The decision by President-elect Barack Obama to select Reverend Rick Warren to give the invocation at his inauguration is a profound slap in the face to LGBT Americans and all who stand for equality.

I was one of the many who was heartened by his call for "One America" -- for an end to the politics of division that pitted neighbor against neighbor that has plagued this nation for the last eight years. I was looking forward to the start of a new era of inclusion designed to bring us together.

Elevating the status of a person who actively worked to eliminate the rights of LGBT people and supported writing discrimination against us into the California constitution is not inclusion.

Rather, by starting the new administration with a blessing by someone who denies the very humanity of LGBT people sends a message that the new day we had hoped for is further away than we were led to believe.

Our next president has responded to the outcry over his selection by saying that we are a nation of different views and he wants all to be part of his administration. It is one thing to bring people with opposing views to a discussion in order to foster understanding. It is something very different to give such prominence and stature to someone who actively works to harm an entire community.

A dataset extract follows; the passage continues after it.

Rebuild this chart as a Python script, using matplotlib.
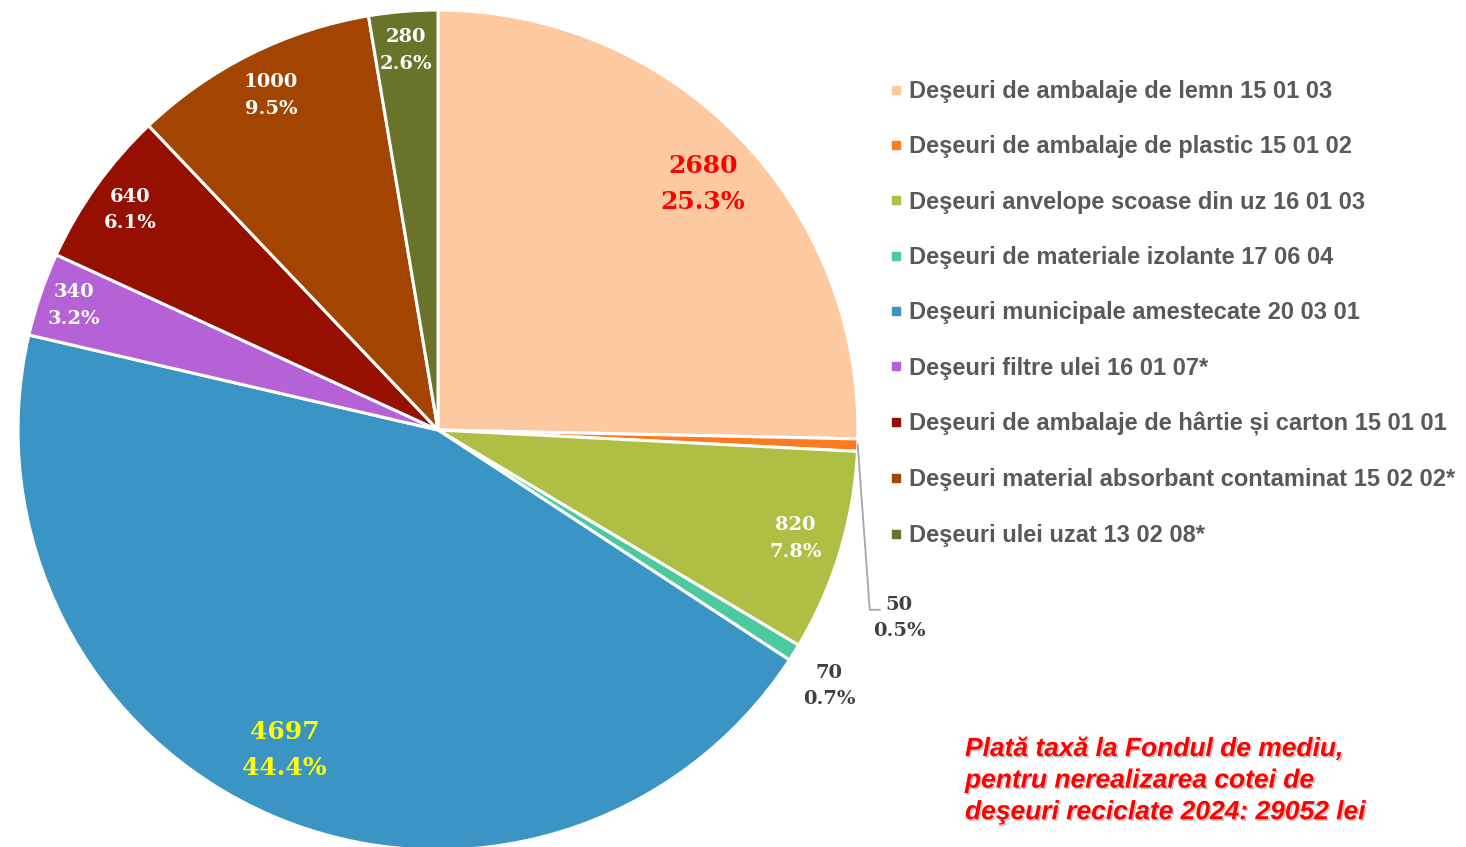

I find it hard to believe that Mr. Obama would have selected someone who opposed legal equality for any other group to give the invocation at the inauguration. By choosing Reverend Warren, he is indicating that opposition to legal equality for LGBT people is an acceptable position. It is not.

This isn't about having different views on what the fuel economy standards should be or the size of the bailout of the auto or financial industry. This is about a minority group being excluded from the equal protection guarantees of the Constitution. If President-elect Obama doesn't understand the difference, then we are in for a very long and disappointing four years.

President-elect Obama has made it clear he will not rescind the invitation to Warren. At the same time, he offered one of his strongest statements in support of LGBT equality. Our voices are making a difference and we must continue to be vocal in our outrage.

We must make it clear that we will no longer support candidates for office who do not support our full equality -- a position Equality California has long embraced -- and stop acquiescing to the notion that supporting our rights is incompatible with electability. If that were the case, pro-equality candidates would not have won office in districts in California that voted overwhelmingly for Prop. 8.

Candidates for elected office cannot and should not receive the support of our community if they don't support full equality for LGBT people.

Mr. Obama may be in a difficult position, having made the invitation to Rick Warren. But he can, and he should, rescind this invitation. Being president means having to make tough decisions in difficult times. And certainly the present administration's unwillingness to admit any errors or do anything to correct them demonstrates the destructiveness of such a position.

However, if President-elect Obama truly believes in our equality and that his vision of "One America" includes us, and yet won't withdraw his invitation to Rev. Warren, there is something he can do to show that he is the ardent supporter of LGBT equality he claims.

Mr. Obama can and should immediately:

1. Invite one of the multitude of amazing LGBT faith leaders to join Reverend Warren onstage and allow for an additional invocation, showing the world that many LGBT people are people of faith and that we are a part of the faith community.

2. Announce that he will move forward comprehensive legislation to prohibit discrimination based on sexual orientation and gender identity -- and provide equality in rights and benefits for same-sex couples -- in his first year in office. Not piecemeal but the whole kit and caboodle.

We have the most LGBT-friendly Congress in decades, and there is no time like the present to end discrimination once and for all.

We can live in a nation that treats every one of its citizens with fairness, equality, and dignity. Yes, we can.